→ **Instructions to follow**
Write out each line word for word. Drop pictures.

→ **Information shown**
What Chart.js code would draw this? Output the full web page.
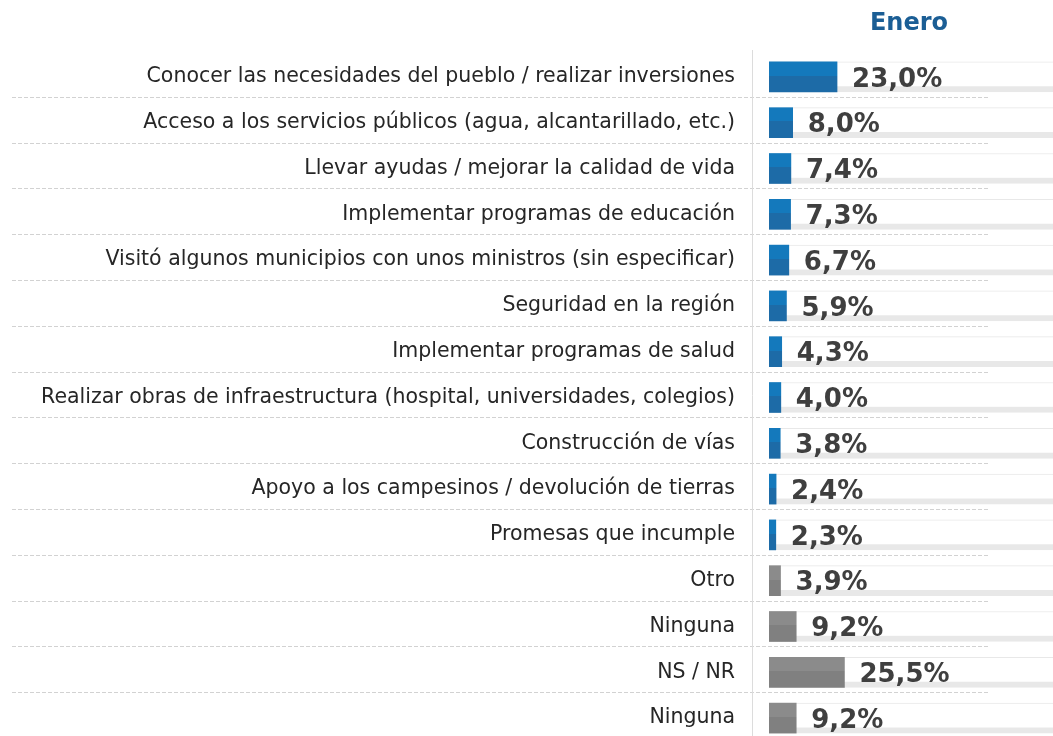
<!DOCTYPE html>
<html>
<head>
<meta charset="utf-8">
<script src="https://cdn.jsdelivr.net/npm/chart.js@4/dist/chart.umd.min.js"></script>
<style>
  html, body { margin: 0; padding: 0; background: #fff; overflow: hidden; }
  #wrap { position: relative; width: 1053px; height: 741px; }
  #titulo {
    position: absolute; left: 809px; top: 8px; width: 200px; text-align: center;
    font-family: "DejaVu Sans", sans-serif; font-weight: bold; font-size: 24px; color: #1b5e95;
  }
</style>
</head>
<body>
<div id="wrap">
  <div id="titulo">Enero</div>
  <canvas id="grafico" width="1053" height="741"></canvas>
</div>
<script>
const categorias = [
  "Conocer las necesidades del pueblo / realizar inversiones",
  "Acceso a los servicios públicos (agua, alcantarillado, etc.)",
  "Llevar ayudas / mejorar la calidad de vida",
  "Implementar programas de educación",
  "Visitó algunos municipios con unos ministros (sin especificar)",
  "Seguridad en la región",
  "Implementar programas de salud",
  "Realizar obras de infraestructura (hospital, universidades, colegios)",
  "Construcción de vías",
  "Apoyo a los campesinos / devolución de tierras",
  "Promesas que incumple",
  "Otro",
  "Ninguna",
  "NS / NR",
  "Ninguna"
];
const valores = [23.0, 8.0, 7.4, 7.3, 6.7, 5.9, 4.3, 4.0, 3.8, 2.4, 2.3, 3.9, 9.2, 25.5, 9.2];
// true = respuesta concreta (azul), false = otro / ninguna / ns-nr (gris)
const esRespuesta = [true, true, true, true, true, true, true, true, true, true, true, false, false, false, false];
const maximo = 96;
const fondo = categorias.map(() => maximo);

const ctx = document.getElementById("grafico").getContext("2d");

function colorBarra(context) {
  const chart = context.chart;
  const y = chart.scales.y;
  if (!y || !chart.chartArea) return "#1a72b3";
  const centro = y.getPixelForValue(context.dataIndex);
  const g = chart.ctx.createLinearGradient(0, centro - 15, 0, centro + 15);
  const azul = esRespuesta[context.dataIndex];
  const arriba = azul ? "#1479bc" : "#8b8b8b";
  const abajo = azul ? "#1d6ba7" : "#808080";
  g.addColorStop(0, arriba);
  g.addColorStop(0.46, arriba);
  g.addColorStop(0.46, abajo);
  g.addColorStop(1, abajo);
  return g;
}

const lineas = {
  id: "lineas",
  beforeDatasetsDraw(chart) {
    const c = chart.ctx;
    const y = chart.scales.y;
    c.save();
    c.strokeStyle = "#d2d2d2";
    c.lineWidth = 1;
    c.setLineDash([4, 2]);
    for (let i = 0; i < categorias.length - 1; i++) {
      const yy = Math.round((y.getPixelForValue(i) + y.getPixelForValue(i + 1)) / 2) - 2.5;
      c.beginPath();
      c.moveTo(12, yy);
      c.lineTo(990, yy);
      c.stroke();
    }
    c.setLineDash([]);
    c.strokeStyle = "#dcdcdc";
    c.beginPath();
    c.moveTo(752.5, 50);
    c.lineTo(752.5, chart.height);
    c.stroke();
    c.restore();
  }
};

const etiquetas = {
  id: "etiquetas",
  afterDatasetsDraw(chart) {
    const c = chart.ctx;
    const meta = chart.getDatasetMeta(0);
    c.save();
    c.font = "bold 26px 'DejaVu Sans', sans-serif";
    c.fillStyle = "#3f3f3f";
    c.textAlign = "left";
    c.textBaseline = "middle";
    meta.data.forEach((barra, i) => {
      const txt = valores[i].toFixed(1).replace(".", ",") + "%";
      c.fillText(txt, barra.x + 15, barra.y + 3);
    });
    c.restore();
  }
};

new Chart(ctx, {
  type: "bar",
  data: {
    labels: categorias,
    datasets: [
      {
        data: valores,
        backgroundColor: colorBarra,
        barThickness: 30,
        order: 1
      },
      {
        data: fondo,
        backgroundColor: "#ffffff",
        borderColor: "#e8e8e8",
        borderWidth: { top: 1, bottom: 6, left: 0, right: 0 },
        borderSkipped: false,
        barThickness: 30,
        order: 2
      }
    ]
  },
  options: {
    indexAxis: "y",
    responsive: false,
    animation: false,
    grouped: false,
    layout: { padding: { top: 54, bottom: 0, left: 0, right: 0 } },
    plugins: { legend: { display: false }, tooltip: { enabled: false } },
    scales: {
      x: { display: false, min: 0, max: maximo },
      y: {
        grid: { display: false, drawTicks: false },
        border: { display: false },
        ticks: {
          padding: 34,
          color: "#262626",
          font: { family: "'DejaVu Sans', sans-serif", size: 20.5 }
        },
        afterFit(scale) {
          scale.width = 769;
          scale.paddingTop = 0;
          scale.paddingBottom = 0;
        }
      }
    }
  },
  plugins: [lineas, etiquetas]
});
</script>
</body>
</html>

→ **Complete output**
What Chart.js code would draw this? Output the full web page.
<!DOCTYPE html>
<html>
<head>
<meta charset="utf-8">
<script src="https://cdn.jsdelivr.net/npm/chart.js@4/dist/chart.umd.min.js"></script>
<style>
  html, body { margin: 0; padding: 0; background: #fff; overflow: hidden; }
  #wrap { position: relative; width: 1053px; height: 741px; }
  #titulo {
    position: absolute; left: 809px; top: 8px; width: 200px; text-align: center;
    font-family: "DejaVu Sans", sans-serif; font-weight: bold; font-size: 24px; color: #1b5e95;
  }
</style>
</head>
<body>
<div id="wrap">
  <div id="titulo">Enero</div>
  <canvas id="grafico" width="1053" height="741"></canvas>
</div>
<script>
const categorias = [
  "Conocer las necesidades del pueblo / realizar inversiones",
  "Acceso a los servicios públicos (agua, alcantarillado, etc.)",
  "Llevar ayudas / mejorar la calidad de vida",
  "Implementar programas de educación",
  "Visitó algunos municipios con unos ministros (sin especificar)",
  "Seguridad en la región",
  "Implementar programas de salud",
  "Realizar obras de infraestructura (hospital, universidades, colegios)",
  "Construcción de vías",
  "Apoyo a los campesinos / devolución de tierras",
  "Promesas que incumple",
  "Otro",
  "Ninguna",
  "NS / NR",
  "Ninguna"
];
const valores = [23.0, 8.0, 7.4, 7.3, 6.7, 5.9, 4.3, 4.0, 3.8, 2.4, 2.3, 3.9, 9.2, 25.5, 9.2];
// true = respuesta concreta (azul), false = otro / ninguna / ns-nr (gris)
const esRespuesta = [true, true, true, true, true, true, true, true, true, true, true, false, false, false, false];
const maximo = 96;
const fondo = categorias.map(() => maximo);

const ctx = document.getElementById("grafico").getContext("2d");

function colorBarra(context) {
  const chart = context.chart;
  const y = chart.scales.y;
  if (!y || !chart.chartArea) return "#1a72b3";
  const centro = y.getPixelForValue(context.dataIndex);
  const g = chart.ctx.createLinearGradient(0, centro - 15, 0, centro + 15);
  const azul = esRespuesta[context.dataIndex];
  const arriba = azul ? "#1479bc" : "#8b8b8b";
  const abajo = azul ? "#1d6ba7" : "#808080";
  g.addColorStop(0, arriba);
  g.addColorStop(0.46, arriba);
  g.addColorStop(0.46, abajo);
  g.addColorStop(1, abajo);
  return g;
}

const lineas = {
  id: "lineas",
  beforeDatasetsDraw(chart) {
    const c = chart.ctx;
    const y = chart.scales.y;
    c.save();
    c.strokeStyle = "#d2d2d2";
    c.lineWidth = 1;
    c.setLineDash([4, 2]);
    for (let i = 0; i < categorias.length - 1; i++) {
      const yy = Math.round((y.getPixelForValue(i) + y.getPixelForValue(i + 1)) / 2) - 2.5;
      c.beginPath();
      c.moveTo(12, yy);
      c.lineTo(990, yy);
      c.stroke();
    }
    c.setLineDash([]);
    c.strokeStyle = "#dcdcdc";
    c.beginPath();
    c.moveTo(752.5, 50);
    c.lineTo(752.5, chart.height);
    c.stroke();
    c.restore();
  }
};

const etiquetas = {
  id: "etiquetas",
  afterDatasetsDraw(chart) {
    const c = chart.ctx;
    const meta = chart.getDatasetMeta(0);
    c.save();
    c.font = "bold 26px 'DejaVu Sans', sans-serif";
    c.fillStyle = "#3f3f3f";
    c.textAlign = "left";
    c.textBaseline = "middle";
    meta.data.forEach((barra, i) => {
      const txt = valores[i].toFixed(1).replace(".", ",") + "%";
      c.fillText(txt, barra.x + 15, barra.y + 3);
    });
    c.restore();
  }
};

new Chart(ctx, {
  type: "bar",
  data: {
    labels: categorias,
    datasets: [
      {
        data: valores,
        backgroundColor: colorBarra,
        barThickness: 30,
        order: 1
      },
      {
        data: fondo,
        backgroundColor: "#ffffff",
        borderColor: "#e8e8e8",
        borderWidth: { top: 1, bottom: 6, left: 0, right: 0 },
        borderSkipped: false,
        barThickness: 30,
        order: 2
      }
    ]
  },
  options: {
    indexAxis: "y",
    responsive: false,
    animation: false,
    grouped: false,
    layout: { padding: { top: 54, bottom: 0, left: 0, right: 0 } },
    plugins: { legend: { display: false }, tooltip: { enabled: false } },
    scales: {
      x: { display: false, min: 0, max: maximo },
      y: {
        grid: { display: false, drawTicks: false },
        border: { display: false },
        ticks: {
          padding: 34,
          color: "#262626",
          font: { family: "'DejaVu Sans', sans-serif", size: 20.5 }
        },
        afterFit(scale) {
          scale.width = 769;
          scale.paddingTop = 0;
          scale.paddingBottom = 0;
        }
      }
    }
  },
  plugins: [lineas, etiquetas]
});
</script>
</body>
</html>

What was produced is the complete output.